与那ナロや辺戸ノロの管轄にない宇嘉村。何を意味しているのか?ノロ管轄に入らない村、他にそのような村があるだろうか。公義ノロを持たない村、それは宇嘉村の歴史と関わっているに違いない。
『琉球国由来記』に宇嘉村が登場しないことと結びつけているようである。「三百年前北山系の流れた定着」したとういう伝承を持ち、そのときに村を創設したと見ている。村は17世紀の中頃に「おか村」と出てくるので別の理由とみた方がよさそうである。ノロ管轄の村の割り振り後に創設されたムラなのか。
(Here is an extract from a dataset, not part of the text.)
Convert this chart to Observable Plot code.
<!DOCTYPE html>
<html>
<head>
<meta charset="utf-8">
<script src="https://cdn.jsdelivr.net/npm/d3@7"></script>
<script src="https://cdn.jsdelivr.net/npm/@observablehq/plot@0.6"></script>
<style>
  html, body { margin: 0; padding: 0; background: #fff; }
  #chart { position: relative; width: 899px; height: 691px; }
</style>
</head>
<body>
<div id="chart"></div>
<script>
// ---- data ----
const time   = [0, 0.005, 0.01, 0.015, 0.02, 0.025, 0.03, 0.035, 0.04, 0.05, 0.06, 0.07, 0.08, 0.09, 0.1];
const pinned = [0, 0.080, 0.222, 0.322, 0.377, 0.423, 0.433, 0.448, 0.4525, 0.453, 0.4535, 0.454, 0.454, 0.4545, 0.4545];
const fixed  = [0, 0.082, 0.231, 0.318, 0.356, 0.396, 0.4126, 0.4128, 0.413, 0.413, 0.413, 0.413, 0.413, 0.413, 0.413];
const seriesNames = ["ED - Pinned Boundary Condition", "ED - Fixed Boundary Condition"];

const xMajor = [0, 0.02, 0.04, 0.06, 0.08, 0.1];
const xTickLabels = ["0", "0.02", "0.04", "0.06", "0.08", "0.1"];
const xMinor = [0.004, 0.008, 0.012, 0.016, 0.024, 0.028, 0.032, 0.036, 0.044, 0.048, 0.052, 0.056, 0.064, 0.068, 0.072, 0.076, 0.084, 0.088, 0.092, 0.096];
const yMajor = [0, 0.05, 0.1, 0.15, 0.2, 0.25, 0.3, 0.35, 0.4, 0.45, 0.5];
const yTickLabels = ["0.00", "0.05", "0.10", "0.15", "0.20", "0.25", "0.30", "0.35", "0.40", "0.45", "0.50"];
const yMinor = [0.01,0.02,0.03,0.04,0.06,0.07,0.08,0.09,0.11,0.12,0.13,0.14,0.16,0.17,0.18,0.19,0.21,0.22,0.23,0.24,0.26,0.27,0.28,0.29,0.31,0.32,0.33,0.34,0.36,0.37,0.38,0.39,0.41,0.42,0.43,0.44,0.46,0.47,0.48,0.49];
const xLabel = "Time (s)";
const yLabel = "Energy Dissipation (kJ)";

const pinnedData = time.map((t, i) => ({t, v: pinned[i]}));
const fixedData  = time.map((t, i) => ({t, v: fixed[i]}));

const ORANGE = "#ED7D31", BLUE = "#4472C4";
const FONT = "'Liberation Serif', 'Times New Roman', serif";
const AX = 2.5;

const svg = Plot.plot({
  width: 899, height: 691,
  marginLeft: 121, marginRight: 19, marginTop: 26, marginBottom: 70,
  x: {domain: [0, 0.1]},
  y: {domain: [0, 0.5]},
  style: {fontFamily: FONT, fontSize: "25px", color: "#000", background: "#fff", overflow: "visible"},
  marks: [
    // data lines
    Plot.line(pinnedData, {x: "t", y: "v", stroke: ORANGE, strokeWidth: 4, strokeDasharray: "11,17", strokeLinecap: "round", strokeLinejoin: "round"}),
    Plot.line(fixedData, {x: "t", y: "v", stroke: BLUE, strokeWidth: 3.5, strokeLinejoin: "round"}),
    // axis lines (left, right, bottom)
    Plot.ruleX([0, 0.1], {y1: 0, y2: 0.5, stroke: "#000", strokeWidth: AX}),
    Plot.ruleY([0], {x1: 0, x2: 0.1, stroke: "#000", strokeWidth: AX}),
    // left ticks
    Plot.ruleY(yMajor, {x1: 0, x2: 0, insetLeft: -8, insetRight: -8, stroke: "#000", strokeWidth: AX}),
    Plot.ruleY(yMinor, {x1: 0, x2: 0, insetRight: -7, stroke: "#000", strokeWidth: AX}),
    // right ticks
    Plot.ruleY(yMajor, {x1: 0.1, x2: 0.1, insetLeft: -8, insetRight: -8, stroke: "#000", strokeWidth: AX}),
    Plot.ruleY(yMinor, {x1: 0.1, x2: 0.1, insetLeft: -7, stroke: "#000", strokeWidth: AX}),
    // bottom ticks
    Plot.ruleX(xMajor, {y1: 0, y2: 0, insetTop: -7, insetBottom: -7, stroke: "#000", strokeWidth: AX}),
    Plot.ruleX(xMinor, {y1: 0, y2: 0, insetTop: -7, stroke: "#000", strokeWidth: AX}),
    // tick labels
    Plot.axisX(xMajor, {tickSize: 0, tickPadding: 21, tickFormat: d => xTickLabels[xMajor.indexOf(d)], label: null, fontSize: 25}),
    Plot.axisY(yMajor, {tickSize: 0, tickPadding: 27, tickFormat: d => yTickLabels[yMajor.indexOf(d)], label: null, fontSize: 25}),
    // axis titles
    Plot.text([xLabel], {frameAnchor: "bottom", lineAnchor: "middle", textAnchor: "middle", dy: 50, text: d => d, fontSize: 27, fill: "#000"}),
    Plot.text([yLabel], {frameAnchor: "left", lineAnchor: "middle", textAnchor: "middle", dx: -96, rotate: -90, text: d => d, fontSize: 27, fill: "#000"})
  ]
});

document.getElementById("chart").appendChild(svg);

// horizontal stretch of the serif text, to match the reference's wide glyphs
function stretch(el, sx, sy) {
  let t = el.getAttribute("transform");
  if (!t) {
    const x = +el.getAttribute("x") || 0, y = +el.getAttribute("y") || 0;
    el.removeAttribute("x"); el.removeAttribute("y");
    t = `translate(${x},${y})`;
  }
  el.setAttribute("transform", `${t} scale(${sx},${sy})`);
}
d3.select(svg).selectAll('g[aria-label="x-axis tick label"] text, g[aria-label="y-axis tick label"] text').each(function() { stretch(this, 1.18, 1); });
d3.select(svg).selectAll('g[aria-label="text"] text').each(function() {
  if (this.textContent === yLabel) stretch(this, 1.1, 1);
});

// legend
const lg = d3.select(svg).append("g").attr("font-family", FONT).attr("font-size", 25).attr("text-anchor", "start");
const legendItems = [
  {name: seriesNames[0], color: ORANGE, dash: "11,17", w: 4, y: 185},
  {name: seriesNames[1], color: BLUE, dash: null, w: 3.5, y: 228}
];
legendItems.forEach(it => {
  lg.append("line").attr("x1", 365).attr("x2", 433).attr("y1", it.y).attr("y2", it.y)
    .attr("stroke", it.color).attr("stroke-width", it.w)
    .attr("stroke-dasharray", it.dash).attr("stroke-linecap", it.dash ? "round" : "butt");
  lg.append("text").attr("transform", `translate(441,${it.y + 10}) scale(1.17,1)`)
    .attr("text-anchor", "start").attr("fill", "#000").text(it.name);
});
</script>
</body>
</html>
少し立ち止まって、資料を踏まえて考える必要がありそうだ。
宇嘉の神アサギはウフヤ(大城家)の屋敷内にあり、ムラの火神も同家の屋敷内にある。神アサギ内の香炉はテンバナヤマに向けてある。宇嘉の集落は移動伝承を持ち、集落後方の杜(テーバナヤマ・テンガー)から降りてきたという。正月にはテンバナヤマにあるテンガー(天湧泉)から若水や産水を汲むという。
集落からテンバナヤマへいく道があったが、祠の近くまで車が行くようになったので、その道は使われてていない。「この道はかつては国道58号線だよ」と話す。御嶽やカーだけでなく、宇嘉の人達が農地へ往き来する道筋でもあった。畑地のほとんどが御嶽(杜)周辺にあり斜面を使った段々畑であった。テンガーから流れ出る水を引いた棚田があったという。今では僅かな水量である。